For all the purported openness of the media, we rarely see points of view different from the mainstream narrative. Even on social media, though there is a lot of osmosis of ideas, people mostly live in echo-chambers of self-perpetuating viewpoints.
On the issue of Kashmir, do we even know the Indian viewpoint? Do we know what the UN actually says about its resolution about a plebiscite in Kashmir?
In this vein, it was a rare treat when Geo’s Saleem Safi interviewed Afghan president Dr Ashraf Ghani. An erudite, extremely articulate man, Dr Ghani handled all questions with aplomb. Though it could be argued by Safi’s prior “victims” that he didn’t quite employ his devastating wry sarcasm this time. A measure of reverence for the office of the president, perhaps. Yes, Safi seemed a bit overawed.
https://www.youtube.com/watch?
Which is not to say that he didn’t ask tough questions.
And what an illuminating program it would have been for those bred only on the Pakistani state narrative.
First of all, Dr Ghani refused to apologise for having good relations with India. We are a state, he said; it is nobody’s business to tell us whom we can and cannot have good state-to-state relations with. This is a point that needed to be made. Pakistan sounds like a 6-year-old girl telling her friend whom she can’t be friends with. Less statecraft, more kindergarten.

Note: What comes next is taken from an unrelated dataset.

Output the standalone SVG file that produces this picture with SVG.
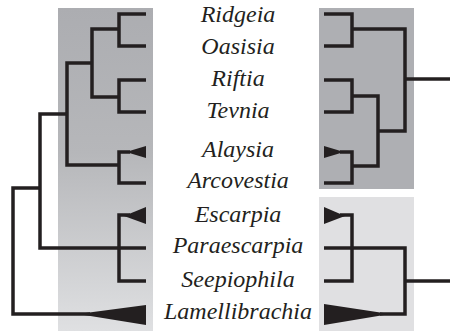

Yes, you can have good relations with anyone that you want, said Safi. But what about the RAW involvement, the use of the country as a launching pad to stage attacks on Pakistan? This was an important question, since many in Pakistan do ask this. The end-all reply: I have met the Pakistani chief of army staff and other government functionaries a number of times; they haven’t ever given me a shred of evidence about any such activity.
(An aside: this isn’t just something Ghani has said. The Pakistani prime minister’s advisor on foreign affairs, Sartaj Aziz, when grilled by the senate standing committee on foreign affairs about the dossier of evidence against India regarding terrorist activities in Pakistan, admitted that the documents submitted to the UN had little by way of hard evidence but more “pattern and narrative.”)

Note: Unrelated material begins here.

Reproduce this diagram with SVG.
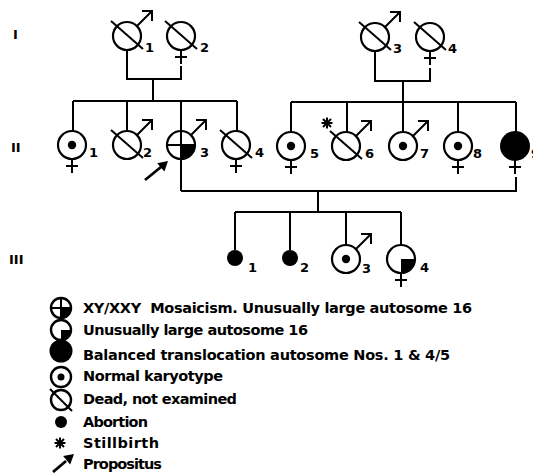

Safi pressed on. What about Mullah Fazlullah, he asked. I have ordered a total of eleven airstrikes on him, replied the Afghan president; I have killed his closest associate. Is it my fault that the fellow seems to have seven lives? But tell me this: does Mullah Fazlullah operate out of Kabul on an Afghan passport, the way Mullah Akhtar Mansour was based out of Quetta with a Pakistani passport?
Ghani said that it was an open secret that the Afghan Taliban operate out of Quetta. He even offered to give Safi the addresses from where they operated.
With this wealth of information, perhaps it was a bit natural for Safi to be on the backfoot. Yes, the veteran journalist colours outside the lines when he does his programs within the country, but this was on another end of the spectrum.